Senior year grades matter more than you think. Here's how to strategically raise your GPA before college applications are finalized.

April 12, 20268 min read

Senior Year Grades Count More Than You Think

A lot of juniors assume that by senior year, their GPA is basically locked in. It is not. Most colleges see your first-semester senior grades either during the application process (for Regular Decision) or in a mid-year report. Some see your full senior year grades before making a final enrollment decision.

A strong upward trend senior year sends a powerful signal. It tells admissions officers that you are peaking at the right time.

The Math of GPA Recovery

If you have seven semesters of grades (freshman through junior year) and your cumulative GPA is 3.2, earning a 4.0 in your eighth semester (fall of senior year) would raise your cumulative to approximately 3.3. That is a modest but meaningful bump.

The impact is larger if you are in a weighted GPA system. Taking AP or honors courses and earning As can push your weighted GPA up faster because those courses earn extra quality points (typically 4.5 or 5.0 on a 4.0 scale).

Here is the realistic expectation: you probably cannot jump from a 3.0 to a 3.5 in one semester. But going from a 3.2 to a 3.35, or from a 3.5 to a 3.65, is very achievable and can shift you into a higher range at several target schools.

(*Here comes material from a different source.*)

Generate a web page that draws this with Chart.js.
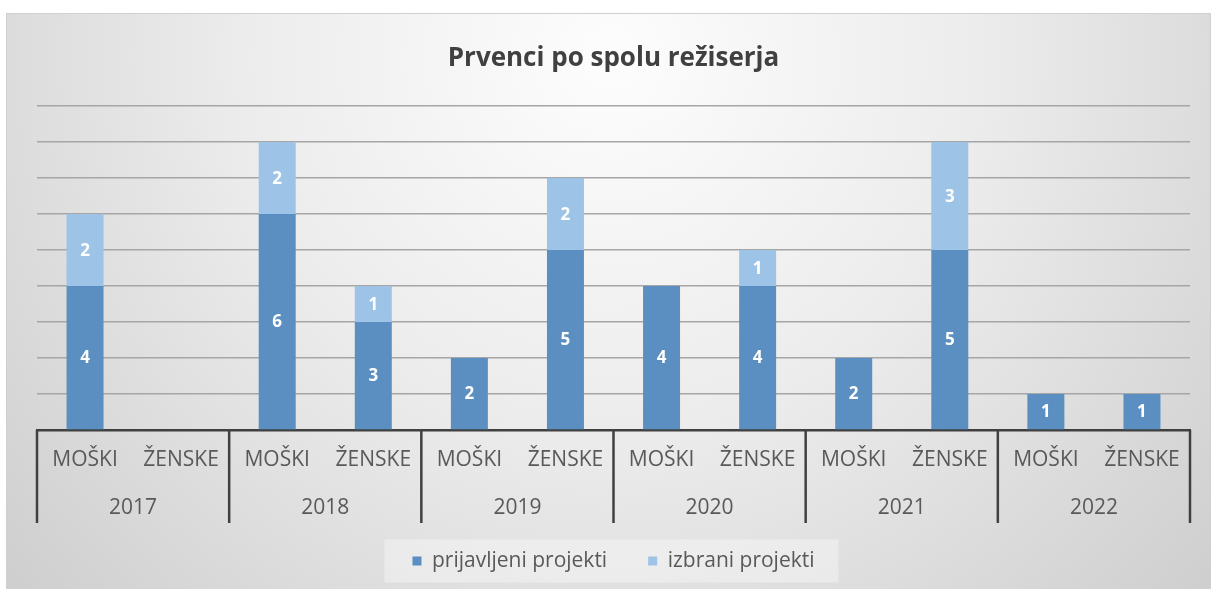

Strategy 1: Audit Your Current Standing

Know exactly where you stand. Calculate your cumulative GPA, figure out how many total credit hours you have completed, and model what different grade combinations in your current courses would do to the number. Most school counselors can help with this, or you can use an online GPA calculator.

Identify which classes offer the most leverage. A course worth more credit hours affects your GPA more. An AP class where the grades are weighted gives extra quality points.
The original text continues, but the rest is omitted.